Nathan was presented with the problem of locating maritime vessels in the Strait of Hormuz engaged in smuggling activities: sanctions against Iran have made it very difficult for Iran to engage in international commerce, so improving detection of smugglers crossing the Strait from Iran to Qatar and the United Arab Emirates would improve the effectiveness of the sanctions regime and increase pressure on the regime. (I’ve written about issues related to Iranian sanctions for CSIS’s Project on Nuclear Issues Blog.)
Having collected publicly accessible satellite positioning data of maritime vessels, Nathan had four fields for each craft at several time intervals within some period: speed, heading, latitude and longitude.
But what do smugglers look like? Unfortunately, Nathan’s data set did not itself include any examples of watercraft which had been unambiguously identified by, e.g., the US Navy, as smugglers, so he could not rely on historical examples of smuggling as a starting point for his analysis. Instead, he has to puzzle out how to leverage information a craft’s spatial location
I’ve encountered a few applied quantitative researchers who, when faced with a lack of historical examples, would be entirely stymied in their progress, declaring the problem too hard. Instead of throwing up his hands, Dr. Danneman dug into the topic of maritime smuggling and found that many smuggling scenarios involve ship-to-ship transfers of contraband which take place outside of ordinary shipping lanes. This qualitatively-informed understanding transforms the project from mere speculation about what smugglers might look like into the problem of discovering maritime vessels which deviate too far from ordinary traffic patterns.

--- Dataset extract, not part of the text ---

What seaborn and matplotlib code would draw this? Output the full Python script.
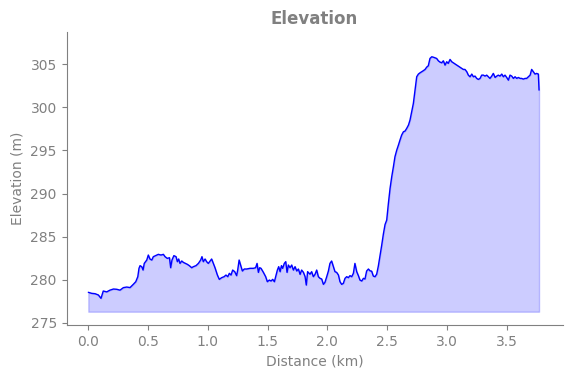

Importantly, framing the research in this way entirely premises the validity of inferences on the notion that unusual ships are smugglers and smugglers are unusual ships. But in reality, there are many reasons that ships might not conform to ordinary traffic patterns – for example, pleasure craft and fishing boats might have irregular movement patterns that don’t coincide with shipping lanes, and so look similar to the hypothesized smugglers.
Outline of Approach
The basic approach can be split into three sections: partitioning the strait into many grids, generating fake boats to compare the real boats, and then training a logistic regression to use the four data fields (speed, heading, latitude and longitude) to differentiate the real boats from the fake ones.

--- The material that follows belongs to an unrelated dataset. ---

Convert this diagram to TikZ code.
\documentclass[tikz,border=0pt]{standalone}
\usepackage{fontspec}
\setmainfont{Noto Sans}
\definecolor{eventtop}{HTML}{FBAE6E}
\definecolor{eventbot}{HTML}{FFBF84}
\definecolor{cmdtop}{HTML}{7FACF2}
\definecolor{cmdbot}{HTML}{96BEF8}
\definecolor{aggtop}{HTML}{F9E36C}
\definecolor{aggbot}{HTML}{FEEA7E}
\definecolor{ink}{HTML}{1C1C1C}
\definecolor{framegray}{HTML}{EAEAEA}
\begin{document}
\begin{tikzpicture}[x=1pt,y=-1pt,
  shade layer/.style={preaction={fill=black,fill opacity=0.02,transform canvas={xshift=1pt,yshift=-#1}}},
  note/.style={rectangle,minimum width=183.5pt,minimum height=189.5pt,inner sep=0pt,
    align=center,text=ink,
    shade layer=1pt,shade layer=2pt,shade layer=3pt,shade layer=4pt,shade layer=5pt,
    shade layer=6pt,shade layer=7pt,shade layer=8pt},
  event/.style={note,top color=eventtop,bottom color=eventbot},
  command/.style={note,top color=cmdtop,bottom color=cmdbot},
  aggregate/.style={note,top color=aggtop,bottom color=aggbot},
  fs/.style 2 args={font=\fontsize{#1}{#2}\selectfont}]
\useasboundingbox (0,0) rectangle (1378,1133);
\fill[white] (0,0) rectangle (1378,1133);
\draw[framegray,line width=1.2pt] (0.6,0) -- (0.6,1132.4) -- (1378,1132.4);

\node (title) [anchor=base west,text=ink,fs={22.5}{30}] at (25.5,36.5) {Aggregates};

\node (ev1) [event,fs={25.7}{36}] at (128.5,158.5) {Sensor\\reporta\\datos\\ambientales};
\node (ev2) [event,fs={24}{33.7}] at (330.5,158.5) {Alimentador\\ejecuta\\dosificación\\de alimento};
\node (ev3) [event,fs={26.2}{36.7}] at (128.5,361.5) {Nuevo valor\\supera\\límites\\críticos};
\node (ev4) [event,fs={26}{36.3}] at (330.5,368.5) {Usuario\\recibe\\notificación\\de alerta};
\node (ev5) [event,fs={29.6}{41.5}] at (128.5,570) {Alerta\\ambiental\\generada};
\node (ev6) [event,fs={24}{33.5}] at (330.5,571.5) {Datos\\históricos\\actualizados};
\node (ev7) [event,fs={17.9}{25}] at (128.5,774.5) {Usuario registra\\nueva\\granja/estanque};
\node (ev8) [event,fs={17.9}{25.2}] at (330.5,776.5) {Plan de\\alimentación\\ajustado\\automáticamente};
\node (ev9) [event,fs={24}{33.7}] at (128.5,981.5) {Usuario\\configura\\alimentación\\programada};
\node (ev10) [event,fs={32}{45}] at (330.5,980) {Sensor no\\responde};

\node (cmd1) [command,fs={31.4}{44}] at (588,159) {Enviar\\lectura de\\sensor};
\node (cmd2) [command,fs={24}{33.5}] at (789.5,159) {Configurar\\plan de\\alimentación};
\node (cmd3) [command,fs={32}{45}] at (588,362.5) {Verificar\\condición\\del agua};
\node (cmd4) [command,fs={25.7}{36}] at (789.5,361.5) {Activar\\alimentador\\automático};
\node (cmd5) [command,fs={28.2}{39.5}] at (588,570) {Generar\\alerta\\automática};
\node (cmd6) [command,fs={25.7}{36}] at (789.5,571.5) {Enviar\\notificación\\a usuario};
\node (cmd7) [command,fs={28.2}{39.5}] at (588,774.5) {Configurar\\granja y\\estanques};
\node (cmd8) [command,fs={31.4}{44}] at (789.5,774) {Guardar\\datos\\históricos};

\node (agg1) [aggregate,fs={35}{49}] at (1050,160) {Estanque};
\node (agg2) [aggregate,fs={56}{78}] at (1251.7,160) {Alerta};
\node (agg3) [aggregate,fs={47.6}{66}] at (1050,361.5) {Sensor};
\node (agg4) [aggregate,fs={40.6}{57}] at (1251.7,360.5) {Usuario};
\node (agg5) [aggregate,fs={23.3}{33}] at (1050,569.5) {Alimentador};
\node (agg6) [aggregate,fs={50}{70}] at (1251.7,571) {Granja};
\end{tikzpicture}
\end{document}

Partitioning the strait into grids helps emphasize the local character of ships’ movements in that region. For example, a grid square partially containing a shipping channel will have many ships located in the channel and on a heading taking it along that channel. Generating fake boats, with bivariate uniform distribution in the grid square, will tend not to fall in the path of ordinary traffic channel, just like the hypothesized behavior of smugglers. The same goes for the uniformly-distributed timestamps and otherwise randomly-assigned boat attributes for the comparison sets: these will all tend to stand apart from ordinary traffic. Therefore, training a model to differentiate between these two classes of behaviors will advance the goal of differentiating between smugglers and ordinary traffic.
Dr. Danneman described this procedure as unsupervised-as-supervised learning – a novel term for me, so forgive me if I’m loose with the particulars – but this in this case it refers to the notion that there are two classes of data points, one i.i.d. from some unknown density and another simulated via Monte Carlo methods from some known density. Pooling both samples gives one a mixture of the two densities; this problem then becomes one of comparing the relative densities of the two classes of data points – that is, this problem is actually a restatement of the problem of logistic regression! Additional details can be found in Elements of Statistical Learning (2nd edition, section 14.2.4, p. 495).
Presentation of Findings
After fitting the model, we can examine which of the real boats the model rated as having a low odds of being real – that is, boats which looked so similar to the randomly-generated boats that the model had difficulty differentiating the two. These are the boats that we might call “outliers,” and, given the premise that ship-to-ship smuggling likely takes place aboard boats with unusual behavior, are more likely to be engaged in smuggling.
I will repeat here a slight criticism that I noted elsewhere and point out that the model output cannot be interpreted as a true probability, contrary to the results displayed in slide 39. In this research design, Dr. Danneman did not randomly sample from the population of all shipping traffic in the Strait of Hormuz to assemble a collection of smuggling craft and ordinary traffic in proportion roughly equal to their occurrence in nature. Rather, he generated one fake boat for each real boat. This is a case-control research design, so the intercept term of the logistic regression model is fixed to reflect the ratio of positive cases to negative cases in the data set. All of the terms in the model, including the intercept, are still MLE estimators, and all of the non-intercept terms are perfectly valid for comparing the odds of an observation being in one class or another. But to establish probabilities, one would have to replace the intercept term with knowledge of what the overall ratio of positives to negatives in the other.
In the question-and-answer session, some in the audience pushed back against the limited data set, noting that one could improve the results by incorporating other information specific to each of the ships (its flag, its shipping line, the type of craft, or other pieces of information). First, I believe that all applications would leverage this information – were it available – and model it appropriately; however, as befit a pedagogical talk on geospatial outlier detection, this talk focused on leveraging geospatial data for outlier detection.
Second, it should be intuitive that including more information in a model might improve the results: the more we know about the boats, the more we can differentiate between them. Collecting more data is, perhaps, the lowest-hanging fruit of model improvement. I think it’s more worthwhile to note that Nathan’s highly parsimonious model achieved very clean separation between fake and real boats despite the limited amount of information collected for each boat-time unit.